Re: STICKIED: Why are you here?
Hey everyone,
I'm here to improve my skills, knowledge, and experience with women, with dating, and with life achievements. I've been exposed to the dating advice community for many years now, and have learned a bit along the way, but have only had about a year of exposure to girl's chase. In that same time, I've found the advice and strategies given to be far more effective than most of the routine-type advice I have previously heard. The information here, at least to me, seems far more natural, nuanced, sophisticated, and effective in building a man's character.

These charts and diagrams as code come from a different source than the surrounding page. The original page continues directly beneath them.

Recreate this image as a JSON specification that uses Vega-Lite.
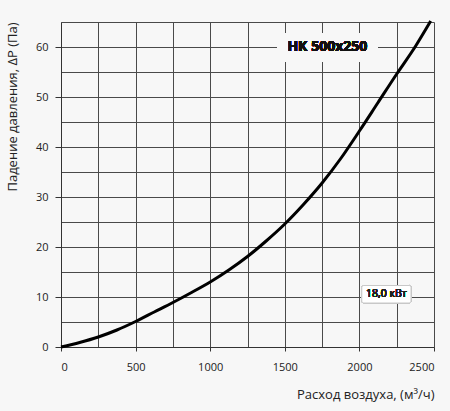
{
  "$schema": "https://vega.github.io/schema/vega-lite/v6.json",
  "background": "#f7f7f7",
  "autosize": "none",
  "padding": {"left": 61, "top": 22, "right": 16, "bottom": 64},
  "width": 373,
  "height": 325,
  "config": {
    "view": {"stroke": null},
    "font": "Open Sans",
    "axis": {"labelFont": "Open Sans", "titleFont": "Open Sans", "labelColor": "#222", "titleColor": "#222", "titleFontWeight": "normal"}
  },
  "data": {
    "values": [
      {"flow": 0, "dp": 0},
      {"flow": 125, "dp": 0.9},
      {"flow": 250, "dp": 2.0},
      {"flow": 375, "dp": 3.4},
      {"flow": 500, "dp": 5.1},
      {"flow": 625, "dp": 7.0},
      {"flow": 750, "dp": 8.9},
      {"flow": 875, "dp": 10.9},
      {"flow": 1000, "dp": 13.0},
      {"flow": 1125, "dp": 15.4},
      {"flow": 1250, "dp": 18.1},
      {"flow": 1375, "dp": 21.2},
      {"flow": 1500, "dp": 24.6},
      {"flow": 1625, "dp": 28.5},
      {"flow": 1750, "dp": 32.8},
      {"flow": 1875, "dp": 37.7},
      {"flow": 2000, "dp": 43.2},
      {"flow": 2125, "dp": 48.9},
      {"flow": 2250, "dp": 54.6},
      {"flow": 2375, "dp": 60.1},
      {"flow": 2478, "dp": 65.2}
    ]
  },
  "resolve": {"axis": {"x": "independent", "y": "independent"}},
  "layer": [
    {
      "mark": {"type": "rule", "opacity": 0},
      "encoding": {
        "x": {"field": "flow", "type": "quantitative", "scale": {"domain": [0, 2500], "nice": false},
          "axis": {"orient": "top", "values": [0, 250, 500, 750, 1000, 1250, 1500, 1750, 2000, 2250, 2500], "grid": true, "gridColor": "#4a4a4a", "gridOpacity": 1, "labels": false, "ticks": false, "domain": false, "title": null}},
        "y": {"field": "dp", "type": "quantitative", "scale": {"domain": [0, 65], "nice": false},
          "axis": {"orient": "right", "values": [0, 5, 10, 15, 20, 25, 30, 35, 40, 45, 50, 55, 60, 65], "grid": true, "gridColor": "#4a4a4a", "gridOpacity": 1, "labels": false, "ticks": false, "domain": false, "title": null}}
      }
    },
    {
      "mark": {"type": "rect", "fill": "#f7f7f7"},
      "encoding": {
        "x": {"datum": 1450, "type": "quantitative", "axis": null},
        "x2": {"datum": 2120},
        "y": {"datum": 62.8, "type": "quantitative", "axis": null},
        "y2": {"datum": 57.0}
      }
    },
    {
      "mark": {"type": "text", "text": "НК 500x250", "fontWeight": "bold", "fontSize": 14, "font": "Open Sans", "color": "#111", "align": "center", "baseline": "middle"},
      "encoding": {
        "x": {"datum": 1785, "type": "quantitative", "axis": null},
        "y": {"datum": 60, "type": "quantitative", "axis": null}
      }
    },
    {
      "mark": {"type": "rect", "fill": "#ffffff", "stroke": "#c8c8c8", "strokeWidth": 1, "cornerRadius": 2},
      "encoding": {
        "x": {"datum": 2016, "type": "quantitative", "axis": null},
        "x2": {"datum": 2346},
        "y": {"datum": 12.3, "type": "quantitative", "axis": null},
        "y2": {"datum": 8.8}
      }
    },
    {
      "mark": {"type": "text", "text": "18,0 кВт", "fontSize": 10.5, "font": "Open Sans", "color": "#222", "align": "center", "baseline": "middle"},
      "encoding": {
        "x": {"datum": 2181, "type": "quantitative", "axis": null},
        "y": {"datum": 10.55, "type": "quantitative", "axis": null}
      }
    },
    {
      "mark": {"type": "line", "color": "#000", "strokeWidth": 3, "interpolate": "monotone"},
      "encoding": {
        "x": {"field": "flow", "type": "quantitative",
          "axis": {"orient": "bottom", "values": [0, 500, 1000, 1500, 2000, 2500], "format": "d", "grid": false, "domainColor": "#333", "tickColor": "#333", "tickSize": 4, "labelFontSize": 11, "labelPadding": 10,
            "title": "Расход воздуха, (м³/ч)", "titleFontSize": 13, "titleAnchor": "end", "titlePadding": 16}},
        "y": {"field": "dp", "type": "quantitative",
          "axis": {"orient": "left", "values": [0, 10, 20, 30, 40, 50, 60], "grid": false, "domainColor": "#333", "tickColor": "#333", "tickSize": 6, "labelFontSize": 11, "labelPadding": 7,
            "title": "Падение давления, ΔP (Па)", "titleFontSize": 13, "titleAnchor": "end", "titlePadding": 16}}
      }
    }
  ]
}
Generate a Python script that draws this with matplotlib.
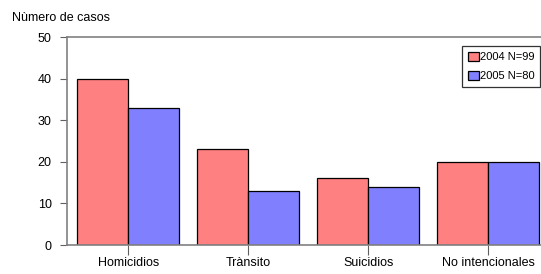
import matplotlib
matplotlib.use("Agg")
import matplotlib.pyplot as plt
import numpy as np

plt.rcParams['font.family'] = ['Liberation Sans', 'DejaVu Sans']

categories = ["Homicidios", "Trànsito", "Suicidios", "No intencionales"]
series_2004 = [40, 23, 16, 20]
series_2005 = [33, 13, 14, 20]
labels = ["2004 N=99", "2005 N=80"]
yticks = [0, 10, 20, 30, 40, 50]

fig = plt.figure(figsize=(5.41, 2.74), dpi=100)
ax = fig.add_axes([67/541, 1-245/274, 1-67/541, (245-37)/274])

x = np.arange(len(categories))
w = 0.425
ax.bar(x - w/2, series_2004, w, color="#FF8080", edgecolor="black", linewidth=0.9, label=labels[0])
ax.bar(x + w/2, series_2005, w, color="#8080FF", edgecolor="black", linewidth=0.9, label=labels[1])

ax.set_xlim(-0.51, 3.44)
ax.set_ylim(0, 50)
ax.set_yticks(yticks)
ax.set_xticks(x)
ax.set_xticklabels(categories, fontsize=9)
ax.tick_params(axis='y', direction='out', length=5, color='#606060', labelsize=9, pad=6)
ax.tick_params(axis='x', direction='out', length=7, color='#606060', pad=2)

for s in ['left', 'top', 'bottom']:
    ax.spines[s].set_color('#808080')
    ax.spines[s].set_linewidth(1.2)
ax.spines['right'].set_visible(False)

fig.text(12/541, 1-18/274, "Nùmero de casos", fontsize=9, va='center', ha='left')

leg = ax.legend(loc='upper right', bbox_to_anchor=(540/541, 1-46/274), bbox_transform=fig.transFigure,
                fontsize=8, frameon=True, fancybox=False, edgecolor='black', borderpad=0.5,
                handlelength=1.0, handleheight=0.9, handletextpad=0.1, labelspacing=0.8,
                borderaxespad=0)
leg.get_frame().set_linewidth(0.9)

fig.savefig("out.png", dpi=100)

I am 25 and a half years old now, and I spent a large portion of my youth being very social and outgoing. In the last year and a half, I can definitely say this has changed to being more introverted. However, while being social and outgoing, having many friends, being good looking and also having quite a few women chasing after me over the years, I never went for them. In fact, through high school I was terrified of women, and only in college began to look at them in a different way. Yet still, I never did much in the way of dating. I think my rationale at the time was to enjoy a youth with friends and alcohol, and not with women; the 2013 me looks back on this with a bit of disdain..."what in the world was I thinking back then?" My first proper dating experience happened when I was 22! Thus, I find myself very late to this game and looking to catch up. This revelation...more of an epiphany actually...didn't happen until very recently: over the years I have failed multiple times with women who I was either very attracted to, or who were looking to hook up with me and I just failed to see the signs while leaving them very disappointed. This history haunts me, still, and I wish to change the future for the better. I frequently feel like I missed out on a critical part of my early 20's. I finally vowed to change that after a vacation in Miami last year, when a girl I met randomly on the street snatched me into a cab with her, and was throwing hints at me to come home with her for her birthday. I did not pick up on the signals. I definitely felt quite stupid the next morning.